Regulated energy utilities and state regulatory commissions have decades of experience with well-established cost-benefit analysis methodologies to assess energy efficiency programs. Less attention has been paid to calculating the cost and benefits of other activities, including customer education, behavioral programs, alternative rate designs and bill payment options. When consumers are offerred something new, the effects are less certain; for example, the persistence of savings may not be well known, or the spread of benefits across the utility business and across time may be uncertain. Impacts that seem “intangible” must be studied.

Energy prepayment is a utility payment choice that allows households to receive the same electricity, over the same wires, but with advanced payment–any amount at any time. There is customer monitoring of household usage (daily or weekly updates). With prepayment and close monitoring, customer behavior changes, and consumers reduce their usage by 10% or more.
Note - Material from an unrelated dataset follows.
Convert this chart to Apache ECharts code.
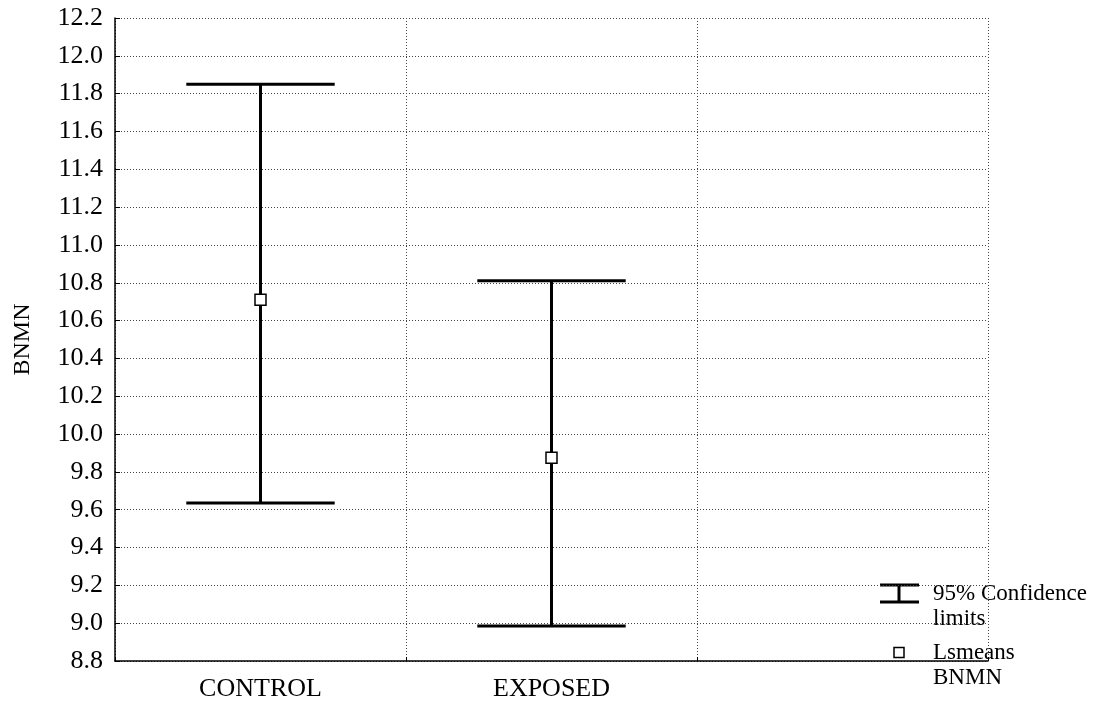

The paper provides a framework for the assessment of the costs and benefits of prepaid energy service. It is accepted that the traditional cost-benefit analysis is not a neat fit for smart, new, segmented offerings like prepaid energy service. The paper suggests new metrics to look at costs and benefits over time, both to utilities and to utility customers. The next step could be the development of a weighing process to prioritize costs and benefits, and a rethinking of the underlying methodology and rational for traditional cost-benefit analysis.